Church of Scotland Act 1824
- Parliament of the United Kingdom
- Long title: An Act to amend an Act for building additional Places of Worship in the Highlands and Islands of Scotland.
- Citation: 5 Geo. 4. c. 90
- Territorial extent: United Kingdom

Dates
- Royal assent: 21 June 1824
- Commencement: 21 June 1824
- Repealed: 18 July 1973
- Amends: Additional Places of Worship in the Highlands Act 1823
- Amended by: Statute Law Revision Act 1873; Statute Law Revision Act 1874; Statute Law Revision Act 1890; Church of Scotland (Property and Endowments) Act 1925;
- Repealed by: Statute Law (Repeals) Act 1973

Status: Repealed

Text of statute as originally enacted

= Church of Scotland Act 1824 =

Act of the Parliament of the United Kingdom

The Church of Scotland Act 1824 (5 Geo. 4. c. 90), sometimes referred to as the Church Building (Scotland) Act 1824, was an act of the Parliament of the United Kingdom.

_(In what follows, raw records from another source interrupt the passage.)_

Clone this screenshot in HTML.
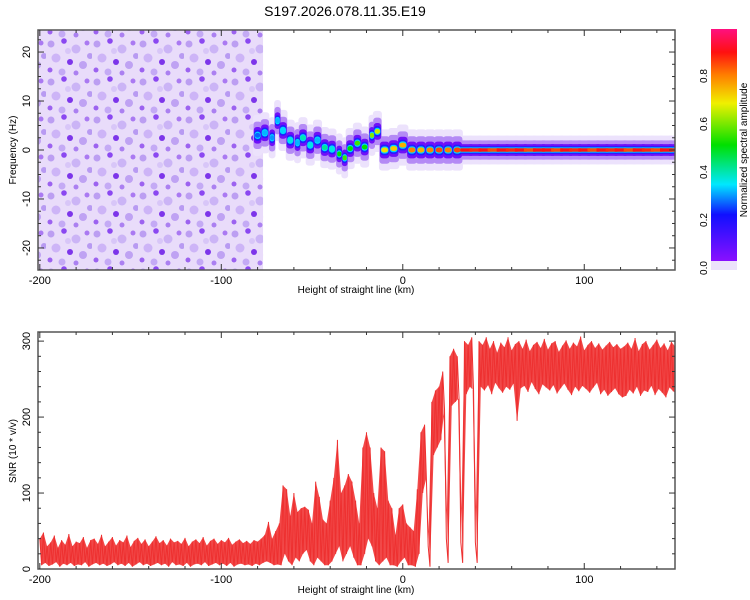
<!DOCTYPE html>
<html><head><meta charset="utf-8"><style>
body{margin:0;background:#fff;font-family:"Liberation Sans",sans-serif}
svg{display:block}
text{font-family:"Liberation Sans",sans-serif;fill:#000}
</style></head><body>
<svg id="c" width="750" height="600" viewBox="0 0 750 600">
<defs>
<pattern id="noise" width="46" height="38" patternUnits="userSpaceOnUse">
<circle cx="5" cy="6" r="3.5" fill="#b08ef0" opacity="0.8"/>
<circle cx="18" cy="3" r="2.8" fill="#7a2ef0" opacity="0.85"/>
<circle cx="30" cy="11" r="4.5" fill="#c8b0f6" opacity="0.9"/>
<circle cx="41" cy="5" r="2.5" fill="#9a60f0" opacity="0.8"/>
<circle cx="10" cy="20" r="4.5" fill="#cdb4f7"/>
<circle cx="24" cy="24" r="3" fill="#6a18e8" opacity="0.85"/>
<circle cx="37" cy="27" r="4" fill="#b898f2" opacity="0.85"/>
<circle cx="4" cy="32" r="2.5" fill="#8844ee" opacity="0.8"/>
<circle cx="16" cy="34" r="3.5" fill="#c4aaf5"/>
<circle cx="44" cy="18" r="3" fill="#b89af2"/>
<circle cx="30" cy="35" r="2.5" fill="#a070f0" opacity="0.85"/>
<circle cx="22" cy="13" r="3" fill="#d8c6f8"/>
</pattern>
<linearGradient id="cmap" x1="0" y1="1" x2="0" y2="0">
<stop offset="0" stop-color="#8a10ff"/><stop offset="0.2" stop-color="#1010ff"/>
<stop offset="0.33" stop-color="#00e8ff"/><stop offset="0.5" stop-color="#00e000"/>
<stop offset="0.68" stop-color="#f0f000"/><stop offset="0.8" stop-color="#ff8000"/>
<stop offset="0.9" stop-color="#ff1010"/><stop offset="1" stop-color="#ff1080"/>
</linearGradient>
<clipPath id="clipTop"><rect x="38" y="30" width="637" height="240"/></clipPath>
<clipPath id="clipBot"><rect x="38" y="332" width="637" height="237"/></clipPath>
</defs>
<text x="345" y="16" font-size="14" text-anchor="middle">S197.2026.078.11.35.E19</text>
<g id="top"></g>
<g id="bot"></g>
<g id="cbar"></g>
</svg>
<script>
// ---- data ----
const trackKm   = [-80,-76,-72,-69,-66,-62,-58,-55,-51,-47,-43,-39,-35,-32,-29,-25,-21,-17,-14,-10,-5,0,5,10,15,20,25,30,35,40,45,50,55,60,65,70,75,80,85,90,95,100,105,110,115,120,125,130,135,140,145,150];
const trackFreq = [3,3.5,2.5,6,4,2,1.5,2.5,1,2,0.5,0.2,-0.8,-1.6,0.3,1.4,0.6,3,3.8,0,0.3,1,0,0,0,0,0,0,0,0,0,0,0,0,0,0,0,0,0,0,0,0,0,0,0,0,0,0,0,0,0,0];
const trackAmp  = [0.25,0.3,0.28,0.3,0.32,0.35,0.3,0.38,0.35,0.3,0.4,0.35,0.5,0.55,0.5,0.55,0.5,0.6,0.65,0.7,0.72,0.75,0.8,0.75,0.8,0.85,0.8,0.85,0.9,0.88,0.9,0.85,0.9,0.88,0.9,0.85,0.9,0.9,0.85,0.9,0.88,0.9,0.85,0.9,0.88,0.9,0.85,0.9,0.88,0.85,0.9,0.88];
const snrStart = -200, snrStep = 2;
const snrHi = [40,48,30,35,44,28,38,32,46,30,36,34,42,28,38,40,33,45,30,36,42,31,38,35,44,29,37,41,33,39,30,36,43,34,38,31,40,35,37,33,41,30,36,39,34,42,31,37,40,33,38,35,41,32,36,39,34,37,33,38,36,40,
 45,62,40,50,60,110,105,70,100,75,80,82,78,60,115,95,65,60,90,120,170,100,110,125,115,90,60,160,180,160,100,80,160,155,90,80,45,80,85,60,55,50,105,180,190,30,220,235,240,260,40,280,290,280,35,300,295,305,35,
 300,295,305,290,300,285,298,292,305,288,296,300,290,302,287,295,299,291,303,289,297,300,286,294,301,290,298,293,306,288,295,300,291,297,289,294,299,292,296,290,293,
 298,290,304,287,296,300,289,295,302,291,297,288,299,293,286,300,292,295,289,297,291,294,288,296];
const snrLo = [5,8,4,6,9,3,7,5,8,4,6,5,9,3,6,8,5,7,4,6,9,5,7,4,8,3,6,9,5,7,4,6,8,5,7,3,9,5,6,4,8,3,6,7,5,9,4,6,8,5,7,4,8,3,6,7,5,6,4,7,5,8,
 10,8,5,6,5,20,10,5,15,10,20,25,10,5,15,10,5,5,10,20,30,10,20,30,15,5,5,20,40,30,10,5,10,15,5,5,3,10,15,5,5,3,20,100,120,3,150,160,170,210,8,215,220,225,8,230,240,235,8,
 240,235,242,230,245,238,232,240,236,244,195,238,241,233,246,237,230,243,239,235,242,231,238,244,236,229,240,234,241,237,232,239,245,230,236,228,233,238,230,226,228,
 236,231,240,228,235,233,241,229,237,232,226,239,234,230,236,228,233,238,225,231,235,229,236,232];
const xTicks = [-200,-100,0,100];
const fTicks = [-20,-10,0,10,20];
const sTicks = [0,100,200,300];
const cTicks = ["0.0","0.2","0.4","0.6","0.8"];
// ---- axes ----
const NS="http://www.w3.org/2000/svg";
const X0=38,X1=675, KM0=-201, KM1=150;
const xs=k=>X0+(k-KM0)/(KM1-KM0)*(X1-X0);
const T0=30,T1=270, yf=f=>T1-(f+24.5)/49*(T1-T0);
const B0=332,B1=569, ys=v=>B1-v/312*(B1-B0);
function el(tag,attrs,parent){const e=document.createElementNS(NS,tag);for(const k in attrs)e.setAttribute(k,attrs[k]);parent.appendChild(e);return e;}
function cmap(a){const st=[[0,[138,16,255]],[0.2,[16,16,255]],[0.33,[0,232,255]],[0.5,[0,224,0]],[0.68,[240,240,0]],[0.8,[255,128,0]],[0.9,[255,16,16]],[1,[255,16,128]]];
 for(let i=1;i<st.length;i++){if(a<=st[i][0]){const t=(a-st[i-1][0])/(st[i][0]-st[i-1][0]);const c=st[i-1][1].map((v,j)=>Math.round(v+(st[i][1][j]-v)*t));return `rgb(${c})`;}}return "rgb(255,16,128)";}
const topG=document.getElementById('top'), botG=document.getElementById('bot'), cbG=document.getElementById('cbar');
// spectrogram
const tg=el('g',{'clip-path':'url(#clipTop)'},topG);
const nz=el('rect',{x:X0,y:T0,width:xs(-77)-X0,height:T1-T0,fill:'#e9dcfa'},tg);


const nz2=el('rect',{x:X0,y:T0,width:xs(-77)-X0,height:T1-T0,fill:'url(#noise)'},tg);


const layers=[[1.25,4.2,'#ece2fc'],[1.15,2.8,'#b48af5'],[1.05,1.7,'#7010f8'],[0.95,1.1,'#2020ff'],[0.85,0.75,'#00d8ff'],[0.75,0.5,null]];
layers.forEach(([wf,hh,col])=>{
 for(let i=0;i<trackKm.length;i++){
  const a=trackAmp[i];
  const c=col||cmap(a);
  const cont=trackKm[i]>=35;
  const h=cont?hh*0.7:hh;
  const w=(i<trackKm.length-1?(trackKm[i+1]-trackKm[i]):5)*1.815*(cont?1.3:wf);
  const cell=el('rect',{x:xs(trackKm[i])-w/2,y:yf(trackFreq[i]+h),width:w,height:(yf(0)-yf(h))*2,rx:cont?0:Math.min(w/2,3),fill:c},tg);
  
  
 }
});
el('rect',{x:X0,y:T0,width:X1-X0,height:T1-T0,fill:'none',stroke:'#555','stroke-width':1.5},topG);
for(let k=-200;k<=150;k+=20){const x=xs(k);const L=k%100===0?6:3;el('line',{x1:x,x2:x,y1:T1,y2:T1-L,stroke:'#333'},topG);el('line',{x1:x,x2:x,y1:T0,y2:T0+L,stroke:'#333'},topG);}
for(let f=-22.5;f<=22.5;f+=2.5){const y=yf(f);const L=f%10===0?6:3;el('line',{x1:X0,x2:X0+L,y1:y,y2:y,stroke:'#333'},topG);el('line',{x1:X1,x2:X1-L,y1:y,y2:y,stroke:'#333'},topG);}
xTicks.forEach(k=>{const t=el('text',{x:xs(k),y:284,'font-size':11,'text-anchor':'middle'},topG);t.textContent=k;});
fTicks.forEach(f=>{const t=el('text',{x:0,y:0,'font-size':11,'text-anchor':'middle',transform:`translate(30,${yf(f)}) rotate(-90)`},topG);t.textContent=f;});
let tt=el('text',{x:356,y:293,'font-size':10,'text-anchor':'middle'},topG);tt.textContent='Height of straight line (km)';
tt=el('text',{x:0,y:0,'font-size':10,'text-anchor':'middle',transform:'translate(16,150) rotate(-90)'},topG);tt.textContent='Frequency (Hz)';
// SNR
const bg=el('g',{'clip-path':'url(#clipBot)'},botG);
let fwd=[],back=[],zig=[];
for(let i=0;i<snrHi.length;i++){const k=snrStart+i*snrStep;fwd.push(`${xs(k)},${ys(snrHi[i])}`);back.unshift(`${xs(k+1)},${ys(snrLo[i])}`);zig.push(`${xs(k)},${ys(snrHi[i])}`);zig.push(`${xs(k+1)},${ys(snrLo[i])}`);}
const band=el('polygon',{points:fwd.concat(back).join(' '),fill:'#f03434',opacity:0.9},bg);


const ln=el('polyline',{points:zig.join(' '),fill:'none',stroke:'#ee3030','stroke-width':1},bg);


el('rect',{x:X0,y:B0,width:X1-X0,height:B1-B0,fill:'none',stroke:'#555','stroke-width':1.5},botG);
for(let k=-200;k<=150;k+=20){const x=xs(k);const L=k%100===0?6:3;el('line',{x1:x,x2:x,y1:B1,y2:B1-L,stroke:'#333'},botG);el('line',{x1:x,x2:x,y1:B0,y2:B0+L,stroke:'#333'},botG);}
for(let v=20;v<=300;v+=20){const y=ys(v);const L=v%100===0?6:3;el('line',{x1:X0,x2:X0+L,y1:y,y2:y,stroke:'#333'},botG);el('line',{x1:X1,x2:X1-L,y1:y,y2:y,stroke:'#333'},botG);}
xTicks.forEach(k=>{const t=el('text',{x:xs(k),y:583,'font-size':11,'text-anchor':'middle'},botG);t.textContent=k;});
sTicks.forEach(v=>{const t=el('text',{x:0,y:0,'font-size':11,'text-anchor':'middle',transform:`translate(30,${ys(v)}) rotate(-90)`},botG);t.textContent=v;});
tt=el('text',{x:356,y:593,'font-size':10,'text-anchor':'middle'},botG);tt.textContent='Height of straight line (km)';
tt=el('text',{x:0,y:0,'font-size':10,'text-anchor':'middle',transform:'translate(16,451) rotate(-90)'},botG);tt.textContent='SNR (10 * v/v)';
// colorbar
el('rect',{x:711,y:260,width:26,height:10,fill:'#ece2fb'},cbG);
el('rect',{x:711,y:29,width:26,height:232,fill:'url(#cmap)'},cbG);
const cy=v=>268-v*240;
cTicks.forEach(s=>{const t=el('text',{x:0,y:0,'font-size':10,'text-anchor':'middle',transform:`translate(707,${cy(parseFloat(s))}) rotate(-90)`},cbG);t.textContent=s;});
tt=el('text',{x:0,y:0,'font-size':10,'text-anchor':'middle',transform:'translate(747,150) rotate(-90)'},cbG);tt.textContent='Normalized spectral amplitude';
</script>
</body></html>
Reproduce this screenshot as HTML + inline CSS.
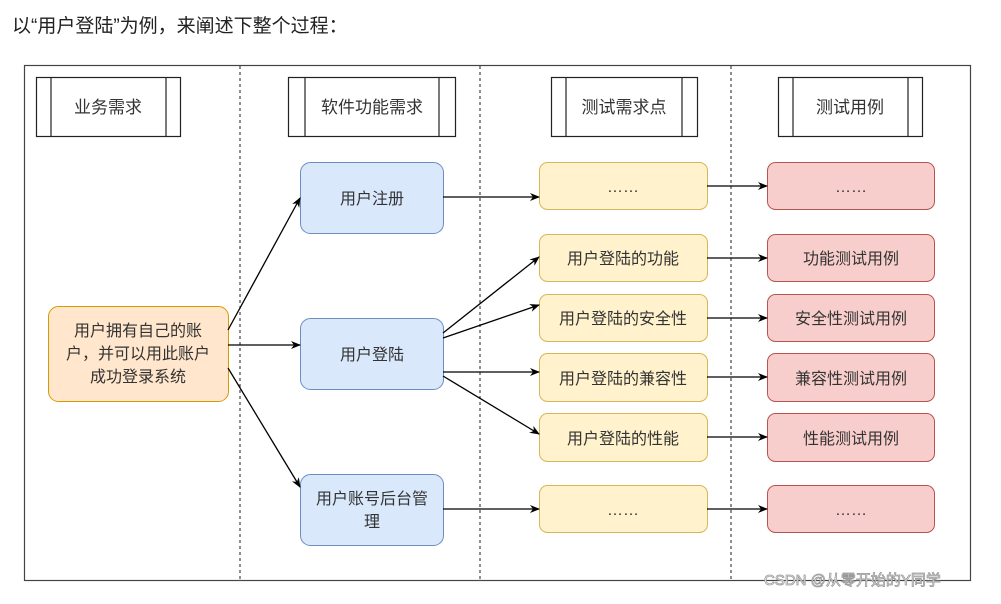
<!DOCTYPE html>
<html><head><meta charset="utf-8"><style>
body{margin:0;width:1001px;height:599px;background:#fff;overflow:hidden;font-family:"Liberation Sans","Noto Sans CJK SC",sans-serif;}
svg text{font-family:"Liberation Sans","Noto Sans CJK SC",sans-serif;fill:#333;}
</style></head><body>
<svg width="1001" height="599" xmlns="http://www.w3.org/2000/svg">
<defs><marker id="a" markerWidth="10" markerHeight="10" refX="9" refY="5" orient="auto" markerUnits="userSpaceOnUse"><path d="M0,1 L10,5 L0,9 L3,5 Z" fill="#000"/></marker></defs>
<text x="12" y="32" font-size="19" style="fill:#222">以“用户登陆”为例，来阐述下整个过程：</text>
<rect x="24.5" y="65.5" width="946" height="515" fill="none" stroke="#444" stroke-width="1.2"/>
<g stroke="#444" stroke-dasharray="3,3" stroke-width="1.2">
<line x1="240" y1="66" x2="240" y2="580"/><line x1="480" y1="66" x2="480" y2="580"/><line x1="731" y1="66" x2="731" y2="580"/></g>
<g fill="#fff" stroke="#222" stroke-width="1.2">
<rect x="36.5" y="77.5" width="144" height="59"/><line x1="51" y1="77" x2="51" y2="137"/><line x1="166" y1="77" x2="166" y2="137"/>
<rect x="288.5" y="77.5" width="167" height="59"/><line x1="305" y1="77" x2="305" y2="137"/><line x1="439" y1="77" x2="439" y2="137"/>
<rect x="551.5" y="77.5" width="146" height="59"/><line x1="566" y1="77" x2="566" y2="137"/><line x1="682" y1="77" x2="682" y2="137"/>
<rect x="778.5" y="77.5" width="144" height="59"/><line x1="793" y1="77" x2="793" y2="137"/><line x1="908" y1="77" x2="908" y2="137"/>
</g>
<g font-size="17" text-anchor="middle">
<text x="108" y="113">业务需求</text><text x="372" y="113">软件功能需求</text><text x="624" y="113">测试需求点</text><text x="850" y="113">测试用例</text></g>
<rect x="48.5" y="306.5" width="180" height="95" rx="10" fill="#ffe6cc" stroke="#d79b00"/>
<g font-size="16" text-anchor="middle"><text x="138" y="336">用户拥有自己的账</text><text x="138" y="359">户，并可以用此账户</text><text x="138" y="382">成功登录系统</text></g>
<g fill="#dae8fc" stroke="#6c8ebf">
<rect x="300.5" y="162.5" width="143" height="71" rx="10"/><rect x="300.5" y="318.5" width="143" height="71" rx="10"/><rect x="300.5" y="474.5" width="143" height="71" rx="10"/></g>
<g font-size="16" text-anchor="middle"><text x="372" y="204">用户注册</text><text x="372" y="360">用户登陆</text><text x="372" y="504">用户账号后台管</text><text x="372" y="527">理</text></g>
<g fill="#fff2cc" stroke="#d6b656">
<rect x="539.5" y="162.5" width="168" height="47" rx="8"/><rect x="539.5" y="234.5" width="168" height="47" rx="8"/><rect x="539.5" y="294.5" width="168" height="47" rx="8"/><rect x="539.5" y="353.5" width="168" height="48" rx="8"/><rect x="539.5" y="413.5" width="168" height="48" rx="8"/><rect x="539.5" y="485.5" width="168" height="47" rx="8"/></g>
<g fill="#f8cecc" stroke="#b85450">
<rect x="767.5" y="162.5" width="167" height="47" rx="8"/><rect x="767.5" y="234.5" width="167" height="47" rx="8"/><rect x="767.5" y="294.5" width="167" height="47" rx="8"/><rect x="767.5" y="353.5" width="167" height="48" rx="8"/><rect x="767.5" y="413.5" width="167" height="48" rx="8"/><rect x="767.5" y="485.5" width="167" height="47" rx="8"/></g>
<g font-size="16" text-anchor="middle">
<text x="623" y="192">……</text><text x="623" y="264">用户登陆的功能</text><text x="623" y="324">用户登陆的安全性</text><text x="623" y="384">用户登陆的兼容性</text><text x="623" y="444">用户登陆的性能</text><text x="623" y="515">……</text>
<text x="851" y="192">……</text><text x="851" y="264">功能测试用例</text><text x="851" y="324">安全性测试用例</text><text x="851" y="384">兼容性测试用例</text><text x="851" y="444">性能测试用例</text><text x="851" y="515">……</text></g>
<g stroke="#000" stroke-width="1.3" marker-end="url(#a)">
<line x1="228" y1="330" x2="300" y2="198"/><line x1="228" y1="345" x2="300" y2="345"/><line x1="228" y1="368" x2="300" y2="487"/>
<line x1="443" y1="197" x2="539" y2="197"/><line x1="443" y1="333" x2="539" y2="257"/><line x1="443" y1="338" x2="539" y2="305"/><line x1="443" y1="372" x2="539" y2="372"/><line x1="443" y1="376" x2="539" y2="434"/><line x1="443" y1="509" x2="539" y2="509"/>
<line x1="707" y1="186" x2="767" y2="186"/><line x1="707" y1="258" x2="767" y2="258"/><line x1="707" y1="318" x2="767" y2="318"/><line x1="707" y1="377" x2="767" y2="377"/><line x1="707" y1="437" x2="767" y2="437"/><line x1="707" y1="509" x2="767" y2="509"/></g>
<text x="764" y="585" font-size="15" style="fill:#fff;stroke:#999;stroke-width:0.8">CSDN @从零开始的Y同学</text>
</svg>
</body></html>
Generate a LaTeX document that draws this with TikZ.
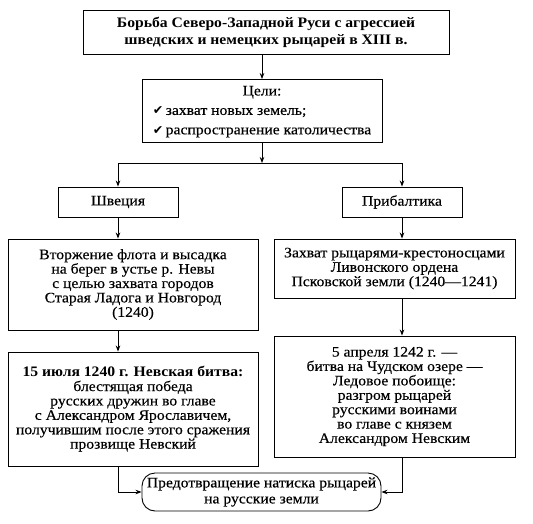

== Subsequent developments ==
The preamble to, and section 1 of, the act were repealed by section 1 of, and the schedule to, the Statute Law Revision Act 1890 (53 & 54 Vict. c. 33). The same act repealed the words "commissioners of His Majesty's" and "of the United Kingdom of Great Britain and Ireland" from section 2, "his heirs and successors" from section 14, and "the said commissioners of", wherever they occurred, and the words "or any three or more of them for the time being" from section 30.

Section 23 and 24 were repealed by the Church of Scotland (Property and Endowments) Act 1925 (15 & 16 Geo. 5. c. 33), in addition to mentions of the payment of stipend in sections 13 and 14.

The whole act was repealed by section 1(1) of, and part III of schedule 1 to, the Statute Law (Repeals) Act 1973, which came into force on 18 July 1973.